Много позднее в своем «Благодарном Еродии» (пожалуй, самом ярком и очень мною любимом диалоге) Сковорода вынесет «тщетному миру» совершенно жестокий приговор: «Мир есть пир беснующихся, торжище шатающихся, море волнующихся, ад мучающихся… Мир есть море потопляющихся, страна моровою язвою прокаженных, ограда лютых львов, острог плененных, торжище блудников, удка сластолюбная, печь, распаляющая похоти, лик и хоровод пьяно-сумасбродных, и не отрезвлятся, пока не устанут, слепцы за слепцами в бездну грядущие…»

Для того, чтобы это увидеть и ощутить, должности придворного певчего было вполне достаточно…

Капелла размещалась тогда в старом Зимнем дворце. Пусть и имевшая среди прочей дворни привилегированное положение, она жила своим весьма замкнутым и «подневольным» миром – бесконечные репетиции, церковные службы, концерты (в том числе и лично для императрицы чуть ли не в ее покоях), обязательные придворные торжества и банкеты «в царских палатах» (как в том знаменитом гайдаевском фильме). «Высшая публика» частенько подпияхом – в старом спектакле о том, как смазывается служебная лестница и чем намыливается шея. Но развлекается – по статусу…

Должности придворного певчего было вполне достаточно, чтобы «оценить», как методично, шаг за шагом, а то и вовсе нахрапом, власть меняет человека – как вкусившие плод гордыни мира неизбежно становятся пупом ада. Кстати, молодому Сковороде далеко не нужно было ходить – стоило лишь взглянуть на одного из своих земляков (не то дядьку по материнской линии, не то двоюродного брата), дослужившегося до камер-фурьера, забравшегося в белые чулки и расшитый золотом кафтан и невидящего ничего, что ниже по чину или «подлее по происхождению».

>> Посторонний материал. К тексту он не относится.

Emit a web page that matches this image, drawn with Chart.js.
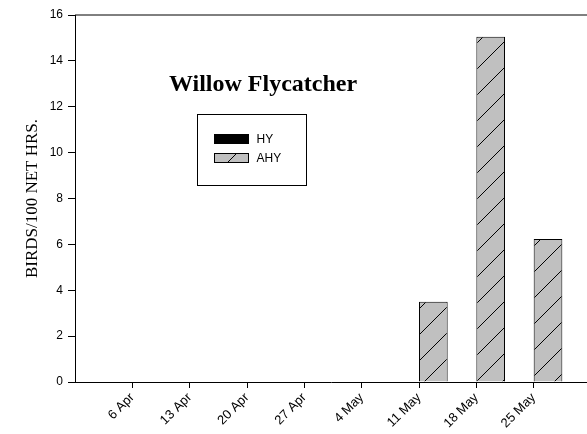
<!DOCTYPE html>
<html>
<head>
<meta charset="utf-8">
<script src="https://cdn.jsdelivr.net/npm/chart.js@4"></script>
<style>
  html, body { margin: 0; padding: 0; background: #fff; overflow: hidden; }
  #wrap { width: 587px; height: 434px; }
</style>
</head>
<body>
<div id="wrap"><canvas id="chart"></canvas></div>
<script>
// banding sessions and capture rates (birds per 100 net hours)
const dates = ["6 Apr", "13 Apr", "20 Apr", "27 Apr", "4 May", "11 May", "18 May", "25 May"]
const hyRates = [0, 0, 0, 0, 0, 0, 0, 0]
const ahyRates = [0, 0, 0, 0, 0, 3.5, 15.05, 6.23]
const yTicks = [0, 2, 4, 6, 8, 10, 12, 14, 16]
const chartTitle = "Willow Flycatcher"
const yTitle = "BIRDS/100 NET HRS."

// gray fill with "/" hatching for the AHY bars
const makeHatch = () => {
  const size = 26
  const tile = document.createElement("canvas")
  tile.width = size
  tile.height = size
  const t = tile.getContext("2d")
  t.fillStyle = "#c0c0c0"
  t.fillRect(0, 0, size, size)
  t.strokeStyle = "#000"
  t.lineWidth = 1
  t.beginPath()
  t.moveTo(-2, size + 2)
  t.lineTo(size + 2, -2)
  t.stroke()
  return t.createPattern(tile, "repeat")
}
const hatch = makeHatch()

const toPoints = (values) => values.map((y, i) => ({ x: i + 1, y }))

// empty sessions get no outline
const outline = (ctx) => (ctx.raw && ctx.raw.y > 0 ? 1 : 0)

// title, top frame line and the boxed legend inside the plot
const decorations = {
  id: "decorations",
  afterDraw: (chart) => {
    const { ctx, chartArea } = chart
    ctx.save()
    ctx.strokeStyle = "#000"
    ctx.lineWidth = 1
    ctx.beginPath()
    ctx.moveTo(chartArea.left, chartArea.top)
    ctx.lineTo(chartArea.right, chartArea.top)
    ctx.stroke()

    ctx.fillStyle = "#000"
    ctx.font = 'bold 24px "Liberation Serif", "Times New Roman", serif'
    ctx.textAlign = "center"
    ctx.textBaseline = "alphabetic"
    ctx.fillText(chartTitle, chartArea.left + 188, chartArea.top + 76)

    const box = { x: chartArea.left + 122.5, y: chartArea.top + 99.5, w: 109, h: 71 }
    ctx.strokeStyle = "#000"
    ctx.strokeRect(box.x, box.y, box.w, box.h)

    ctx.font = '12px "Liberation Sans", Arial, sans-serif'
    ctx.textAlign = "left"
    ctx.textBaseline = "middle"
    chart.data.datasets.forEach((ds, i) => {
      const sx = box.x + 17
      const sy = box.y + 20 + i * 19
      ctx.fillStyle = ds.backgroundColor
      ctx.fillRect(sx, sy, 34, 9)
      ctx.strokeStyle = "#000"
      ctx.strokeRect(sx, sy, 34, 9)
      ctx.fillStyle = "#000"
      ctx.fillText(ds.label, sx + 42, sy + 5)
    })
    ctx.restore()
  },
}

const tickFont = { family: '"Liberation Sans", Arial, sans-serif', size: 12 }

new Chart(document.getElementById("chart"), {
  type: "bar",
  data: {
    datasets: [
      {
        label: "HY",
        data: toPoints(hyRates),
        backgroundColor: "#000",
        borderColor: "#000",
        borderWidth: outline,
      },
      {
        label: "AHY",
        data: toPoints(ahyRates),
        backgroundColor: hatch,
        borderColor: "#000",
        borderWidth: outline,
      },
    ],
  },
  options: {
    animation: false,
    responsive: true,
    maintainAspectRatio: false,
    devicePixelRatio: 1,
    layout: { padding: { top: 15, right: 0, bottom: 0, left: 0 } },
    datasets: {
      bar: { categoryPercentage: 1, barPercentage: 1, inflateAmount: 0 },
    },
    plugins: {
      legend: { display: false },
      tooltip: { enabled: false },
    },
    scales: {
      x: {
        type: "linear",
        min: 0,
        max: 8.93,
        offset: false,
        grid: { drawOnChartArea: false, tickLength: 6, color: "#000", offset: false },
        border: { color: "#000", width: 1 },
        afterBuildTicks: (axis) => {
          axis.ticks = dates.map((d, i) => ({ value: i + 1 }))
        },
        afterFit: (axis) => {
          axis.height = 52
        },
        ticks: {
          autoSkip: false,
          minRotation: 45,
          maxRotation: 45,
          padding: 2,
          color: "#000",
          font: { family: tickFont.family, size: 13 },
          callback: (value) => dates[value - 1] || "",
        },
      },
      y: {
        min: 0,
        max: 16,
        grid: { drawOnChartArea: false, tickLength: 7, color: "#000" },
        border: { color: "#000", width: 1 },
        afterBuildTicks: (axis) => {
          axis.ticks = yTicks.map((v) => ({ value: v }))
        },
        afterFit: (axis) => {
          axis.width = 75
        },
        ticks: { padding: 5, color: "#000", font: tickFont },
        title: {
          display: true,
          text: yTitle,
          color: "#000",
          font: { family: '"Liberation Serif", "Times New Roman", serif', size: 17 },
          padding: { top: 22, bottom: 0 },
        },
      },
    },
  },
  plugins: [decorations],
})
</script>
</body>
</html>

И еще об одном «петербургском аспекте». Так уж вышло, что именно возможность карьеры – главное завоевание и гордость Петербурга – оказалась для Сковороды лишь незначительным пустяком, безобразной безделицей, в которой нет ничего, кроме «лазания по головам». Между тем, как уже говорилось, у киевских воспитанников, особенно во времена Елизаветы, были весьма заманчивые перспективы и почти все шансы устроиться в государственной иерархии.